World briefs

Largest python ever caught

The largest Burmese python ever found in Florida has been caught in the Everglades, scientists said yesterday, and it contained 87 eggs – also thought to be a record.

“This thing is monstrous, it’s about a foot wide,” Kenneth Krysko, the herpetology collection manager at the Florida Museum of Natural History, said of the 5.35-metre reptile.

Scientists at the University of Florida-based museum examined the 74.5-kilogramme snake on Friday as part of a government research project into managing the pervasive effect of Burmese pythons in Florida.

The giant snakes – native to southeast Asia and first found in the Everglades in 1979 — prey on native birds, deer, bobcats, all­igators and other large animals.

Following scientific investigation, the snake will be mounted for exhibition at the museum and then returned to be put on display at Everglades National Park.

Rescued after week in glacier

Austrian mountain rescuers yesterday extracted a 70-year-old German man claiming to have been stuck for around a week in a glacier crevasse, police said, saying it was incredible that he was still alive.

The climber, who has not been named, was only slightly injured after his ordeal, although he was very cold and exhausted. He was airlifted to hospital in Innsbruck, western Austria, by helicopter.

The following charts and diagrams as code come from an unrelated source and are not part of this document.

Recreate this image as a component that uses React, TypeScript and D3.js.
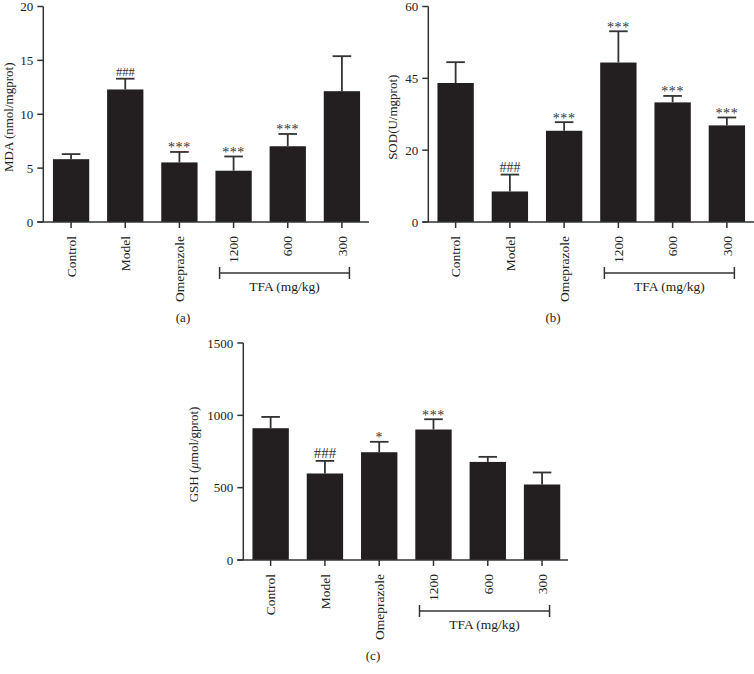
import React from 'react';
import * as d3 from 'd3';

const groups = ['Control', 'Model', 'Omeprazole', '1200', '600', '300'];

// MDA (nmol/mgprot)
const mdaMean = [5.83, 12.3, 5.53, 4.76, 7.03, 12.14];
const mdaSd = [0.47, 1.0, 0.97, 1.32, 1.14, 3.25];
const mdaMarks = ['', '###', '***', '***', '***', ''];
const mdaTicks = [0, 5, 10, 15, 20];
const mdaTickLabels = ['0', '5', '10', '15', '20'];

// SOD (U/mgprot) - tick labels as printed in the figure
const sodMean = [38.7, 8.5, 25.4, 44.4, 33.3, 26.9];
const sodSd = [5.8, 4.7, 2.4, 8.7, 1.8, 2.2];
const sodMarks = ['', '###', '***', '***', '***', '***'];
const sodTicks = [0, 20, 40, 60];
const sodTickLabels = ['0', '20', '45', '60'];

// GSH (umol/gprot)
const gshMean = [911, 598, 745, 902, 678, 522];
const gshSd = [78, 87, 72, 71, 35, 83];
const gshMarks = ['', '###', '*', '***', '', ''];
const gshTicks = [0, 500, 1000, 1500];
const gshTickLabels = ['0', '500', '1000', '1500'];

const FONT = "'Liberation Serif', 'DejaVu Serif', serif";
const BAR = '#231f20';
const INK = '#333';

interface PanelProps {
  mean: number[];
  sd: number[];
  marks: string[];
  ticks: number[];
  tickLabels: string[];
  yMax: number;
  axisX: number;
  xEnd: number;
  y0: number;
  yTop: number;
  band: [number, number];
  yLabel: React.ReactNode;
  yLabelX: number;
  letter: string;
  letterX: number;
  hashSize: number;
}

const Panel: React.FC<PanelProps> = (p) => {
  const x = d3.scaleBand<string>().domain(groups).range(p.band).paddingInner(0.33).paddingOuter(0.165);
  const y = d3.scaleLinear().domain([0, p.yMax]).range([p.y0, p.yTop]);
  const bw = x.bandwidth();
  const cx = (g: string) => (x(g) as number) + bw / 2;
  const bx0 = cx('1200') - 14;
  const bx1 = cx('300') + 7.5;
  const by = p.y0 + 51;

  return (
    <g fontFamily={FONT} fill="#222">
      {/* bars */}
      {groups.map((g, i) => (
        <rect key={g} x={x(g)} y={y(p.mean[i])} width={bw} height={p.y0 - y(p.mean[i])} fill={BAR} />
      ))}
      {/* error bars (upper half) */}
      {groups.map((g, i) => {
        const top = y(p.mean[i] + p.sd[i]);
        return (
          <g key={g} stroke={INK} strokeWidth={1.8}>
            <line x1={cx(g)} x2={cx(g)} y1={y(p.mean[i])} y2={top} />
            <line x1={cx(g) - 9.3} x2={cx(g) + 9.3} y1={top} y2={top} />
          </g>
        );
      })}
      {/* significance marks */}
      {groups.map((g, i) => {
        const m = p.marks[i];
        if (!m) return null;
        const top = y(p.mean[i] + p.sd[i]);
        const isHash = m.startsWith('#');
        return (
          <text key={g} x={cx(g)} y={isHash ? top - 2.5 : top + 0.5} textAnchor="middle"
            fontSize={isHash ? p.hashSize : 14} letterSpacing={isHash ? 0 : 0.6} fill="#333">{m}</text>
        );
      })}
      {/* axes */}
      <line x1={p.axisX} x2={p.axisX} y1={p.yTop} y2={p.y0} stroke={INK} strokeWidth={1.5} />
      <line x1={p.axisX - 6} x2={p.xEnd} y1={p.y0} y2={p.y0} stroke={INK} strokeWidth={1.5} />
      {p.ticks.map((t, i) => (
        <g key={t}>
          <line x1={p.axisX - 6} x2={p.axisX} y1={y(t)} y2={y(t)} stroke={INK} strokeWidth={1.5} />
          <text x={p.axisX - 10} y={y(t)} dy="0.35em" textAnchor="end" fontSize={13}>{p.tickLabels[i]}</text>
        </g>
      ))}
      {groups.map((g) => (
        <g key={g}>
          <line x1={cx(g)} x2={cx(g)} y1={p.y0} y2={p.y0 + 6} stroke={INK} strokeWidth={1.5} />
          <text transform={`translate(${cx(g)},${p.y0 + 14}) rotate(-90)`} dy="0.35em" textAnchor="end" fontSize={13.5}>{g}</text>
        </g>
      ))}
      {/* y label */}
      <text transform={`translate(${p.yLabelX},${(p.y0 + p.yTop) / 2 + 3}) rotate(-90)`} dy="0.35em" textAnchor="middle" fontSize={13}>{p.yLabel}</text>
      {/* TFA bracket */}
      <g stroke={INK} strokeWidth={1.5}>
        <line x1={bx0} x2={bx1} y1={by} y2={by} />
        <line x1={bx0} x2={bx0} y1={by - 6} y2={by + 6} />
        <line x1={bx1} x2={bx1} y1={by - 6} y2={by + 6} />
      </g>
      <text x={(bx0 + bx1) / 2} y={by + 18} textAnchor="middle" fontSize={13.5}>TFA (mg/kg)</text>
      <text x={p.letterX} y={p.y0 + 100} textAnchor="middle" fontSize={13}>{p.letter}</text>
    </g>
  );
};

const App: React.FC = () => {
  return (
    <svg width={754} height={674} style={{ position: 'absolute', left: 0, top: 0, background: '#fff' }}>
      <Panel mean={mdaMean} sd={mdaSd} marks={mdaMarks} ticks={mdaTicks} tickLabels={mdaTickLabels}
        yMax={20} axisX={43.3} xEnd={369} y0={222} yTop={6.5} band={[44, 369]}
        yLabel="MDA (nmol/mgprot)" yLabelX={8} letter="(a)" letterX={183} hashSize={12.5} />
      <Panel mean={sodMean} sd={sodSd} marks={sodMarks} ticks={sodTicks} tickLabels={sodTickLabels}
        yMax={60} axisX={428.3} xEnd={754} y0={222} yTop={6.5} band={[428.5, 754]}
        yLabel="SOD(U/mgprot)" yLabelX={392} letter="(b)" letterX={553} hashSize={14} />
      <Panel mean={gshMean} sd={gshSd} marks={gshMarks} ticks={gshTicks} tickLabels={gshTickLabels}
        yMax={1500} axisX={243.3} xEnd={568} y0={560} yTop={343} band={[243.5, 569.2]}
        yLabel={<><tspan>GSH (</tspan><tspan fontStyle="italic">μ</tspan><tspan>mol/gprot)</tspan></>}
        yLabelX={193} letter="(c)" letterX={373} hashSize={15} />
    </svg>
  );
};

export default App;
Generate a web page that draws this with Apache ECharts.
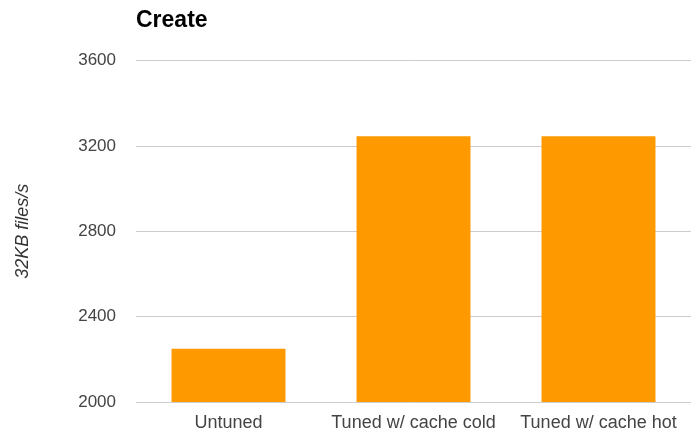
<!DOCTYPE html>
<html>
<head>
<meta charset="utf-8">
<script src="https://cdn.jsdelivr.net/npm/echarts@6/dist/echarts.min.js"></script>
<style>
  html, body { margin: 0; padding: 0; background: #fff; }
  #chart { width: 691px; height: 432px; }
</style>
</head>
<body>
<div id="chart"></div>
<script>
// Create throughput for 32KB files
const categories = ['Untuned', 'Tuned w/ cache cold', 'Tuned w/ cache hot'];
const createRates = [2250, 3245, 3245];
const yTicks = { min: 2000, max: 3600, step: 400 };

const chart = echarts.init(document.getElementById('chart'), null, { renderer: 'canvas' });
chart.setOption({
  animation: false,
  title: {
    text: 'Create',
    left: 131,
    top: 4,
    textStyle: { fontFamily: 'Liberation Sans', fontSize: 23, fontWeight: 'bold', color: '#000' }
  },
  grid: { left: 136, right: 0, top: 60.5, bottom: 28.7 },
  xAxis: {
    type: 'category',
    data: categories,
    axisLine: { show: false },
    axisTick: { show: false },
    axisLabel: {
      interval: 0,
      margin: 12,
      fontFamily: 'Liberation Sans',
      fontSize: 18,
      color: '#444'
    }
  },
  yAxis: {
    type: 'value',
    min: yTicks.min,
    max: yTicks.max,
    interval: yTicks.step,
    name: '32KB files/s',
    nameLocation: 'middle',
    nameGap: 104,
    nameTextStyle: { fontFamily: 'Liberation Sans', fontSize: 18, fontStyle: 'italic', color: '#333' },
    axisLine: { show: false },
    axisTick: { show: false },
    axisLabel: {
      margin: 20,
      fontFamily: 'Liberation Sans',
      fontSize: 17,
      color: '#444',
      formatter: (v) => String(v)
    },
    splitLine: { lineStyle: { color: '#ccc', width: 1 } }
  },
  series: [{
    type: 'bar',
    data: createRates,
    barWidth: '61.6%',
    itemStyle: { color: '#ff9900' }
  }]
});
</script>
</body>
</html>
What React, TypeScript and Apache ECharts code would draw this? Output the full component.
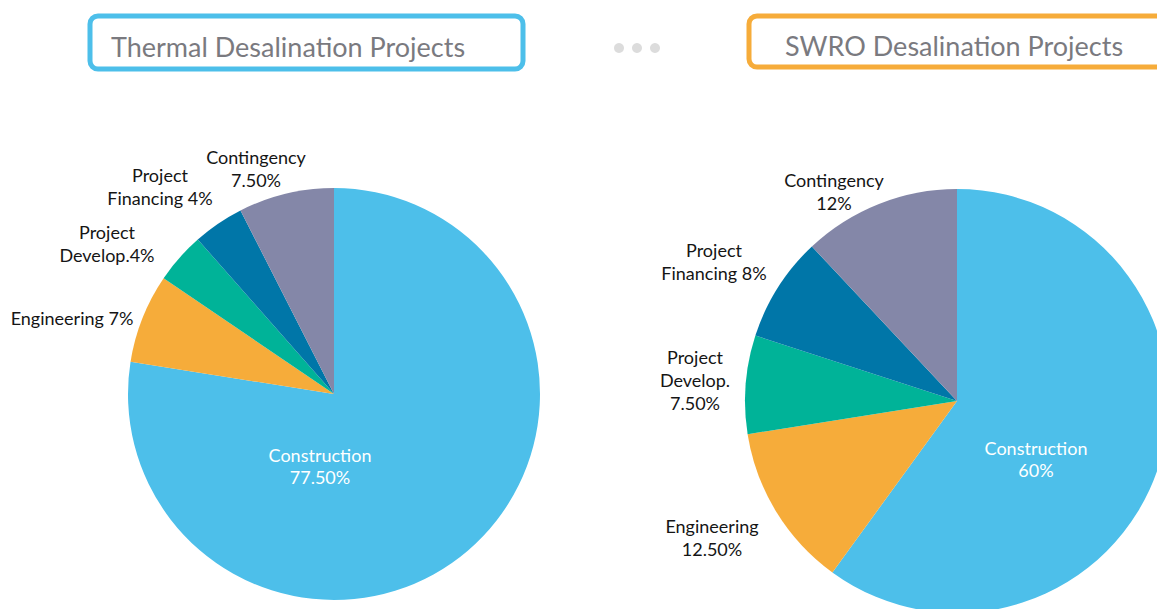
import React, { useEffect, useRef } from "react";
import * as echarts from "echarts";

const categories = ["Construction", "Engineering", "Project Develop.", "Project Financing", "Contingency"];
const thermalValues = [77.5, 7, 4, 4, 7.5];
const swroValues = [60, 12.5, 7.5, 8, 12];
const thermalLabels = ["Construction\n77.50%", "Engineering 7%", "Project\nDevelop.4%", "Project\nFinancing 4%", "Contingency\n7.50%"];
const swroLabels = ["Construction\n60%", "Engineering\n12.50%", "Project\nDevelop.\n7.50%", "Project\nFinancing 8%", "Contingency\n12%"];
const colors = ["#4DBFEA", "#F6AC3A", "#00B398", "#0076A8", "#8487A8"];
const titles = ["Thermal Desalination Projects", "SWRO Desalination Projects"];

const FONT = "Lato, 'Open Sans', sans-serif";

const thermalPos = [[320, 466], [72, 318], [107, 243], [160, 186], [256, 168]];
const swroPos = [[1036, 459], [712, 537], [695, 380], [714, 261], [834, 191]];

function makeSeries(values: number[], labels: string[], center: number[], radius: number, pos: number[][]) {
  return {
    type: "pie",
    center,
    radius,
    startAngle: 90,
    clockwise: true,
    silent: true,
    labelLine: { show: false },
    itemStyle: { borderWidth: 0 },
    data: values.map((v, i) => ({
      value: v,
      name: categories[i],
      itemStyle: { color: colors[i] },
      label: {
        show: true,
        position: "inside",
        overflow: "none",
        formatter: labels[i],
        color: i === 0 ? "#ffffff" : "#151515",
        fontSize: 18,
        fontFamily: FONT,
        lineHeight: i === 0 ? 22 : 23,
        align: "center",
      },
    })),
    labelLayout: (p: any) => ({
      x: pos[p.dataIndex][0],
      y: pos[p.dataIndex][1],
      align: "center",
      verticalAlign: "middle",
      draggable: false,
    }),
  };
}

export default function App() {
  const ref = useRef<HTMLDivElement>(null);
  useEffect(() => {
    const chart = echarts.init(ref.current!, null, { renderer: "svg" });
    chart.setOption({
      animation: false,
      backgroundColor: "#ffffff",
      graphic: [
        { type: "rect", shape: { x: 90, y: 16, width: 433, height: 53, r: 8 }, style: { fill: "#fff", stroke: "#4DBFEA", lineWidth: 5 } },
        { type: "text", x: 111, y: 46, style: { text: titles[0], fontSize: 27, fontFamily: FONT, fill: "#7a7a7f", verticalAlign: "middle" } },
        { type: "rect", shape: { x: 749, y: 16, width: 440, height: 51, r: 8 }, style: { fill: "#fff", stroke: "#F6AC3A", lineWidth: 5 } },
        { type: "text", x: 785, y: 45, style: { text: titles[1], fontSize: 27, fontFamily: FONT, fill: "#7a7a7f", verticalAlign: "middle" } },
        { type: "circle", shape: { cx: 619, cy: 48, r: 5 }, style: { fill: "#dcdcdc" } },
        { type: "circle", shape: { cx: 637, cy: 48, r: 5 }, style: { fill: "#dcdcdc" } },
        { type: "circle", shape: { cx: 655, cy: 48, r: 5 }, style: { fill: "#dcdcdc" } },
      ],
      series: [
        makeSeries(thermalValues, thermalLabels, [334, 394], 206, thermalPos),
        makeSeries(swroValues, swroLabels, [957, 401], 212, swroPos),
      ],
    });
    return () => chart.dispose();
  }, []);
  return <div ref={ref} style={{ position: "fixed", left: 0, top: 0, width: 1157, height: 609 }} />;
}
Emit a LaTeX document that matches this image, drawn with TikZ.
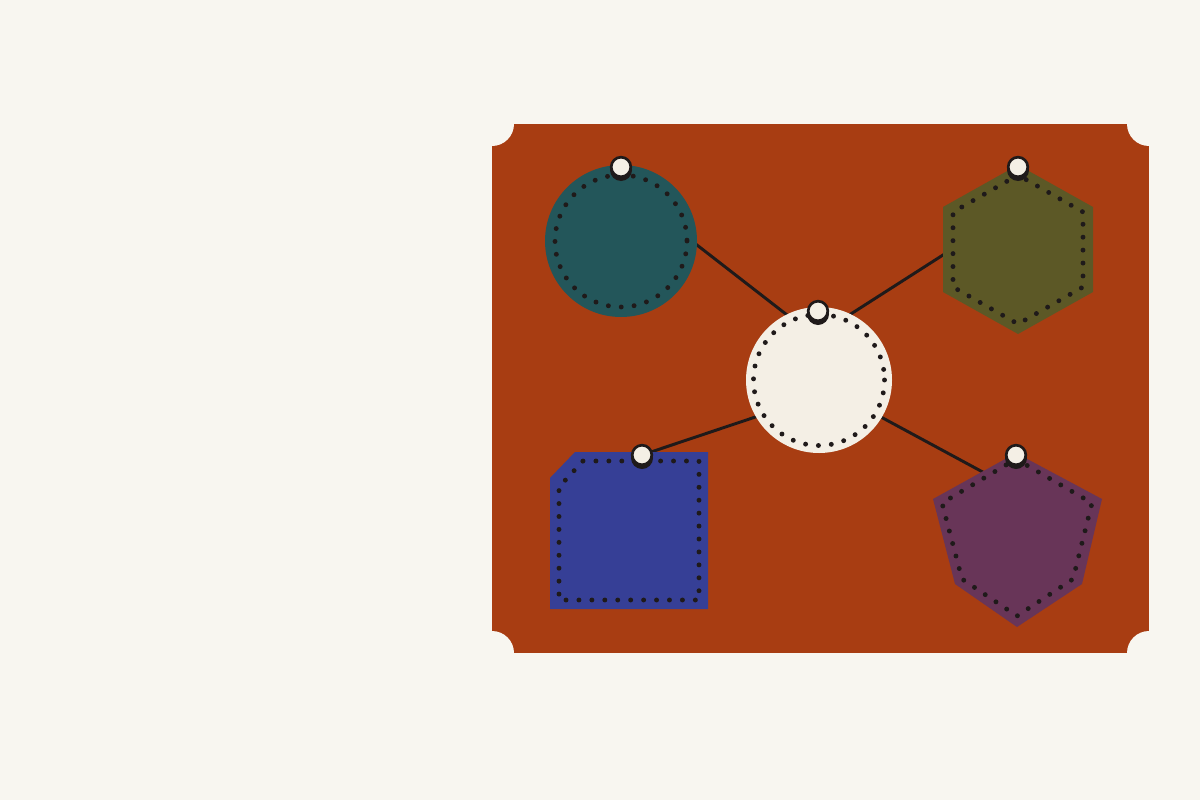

He told rescuers he had set off without crampons around a week ago and that around 3,000 metres up he slid into the 20-metre crevasse. Other mountaineers were eventually alerted by his cries and called in rescuers.

“It is a sensation that he survived there for a week,” police said. “He was very lucky.”

Kangaroo outfoxes pursuers

Authorities in Germany were hunting high and low yesterday for a kangaroo that escaped from his animal park with the unwitting help of a fox and a wild boar, a zoo official said.

Three kangaroos named Skippy, Jack and Mick bounded through a hole in the fence of their enclosure made by a helpful fox on Saturday night , Michael Hoffmann, deputy head of the animal park near Frankfurt, told AFP.

One unadventurously stayed within the park grounds and found itself swiftly recaptured.

The other two scrabbled to freedom through a hole dug by a wild boar under the park’s exterior barriers.

Vets snared one of the refugee pair after a long chase, Hoffmann said, but the third had proved harder to track down.

The adventurous animal is no danger to the public, stressed Mr Hoffmann.

“He’s super friendly, super nice. Absolutely no danger at all.”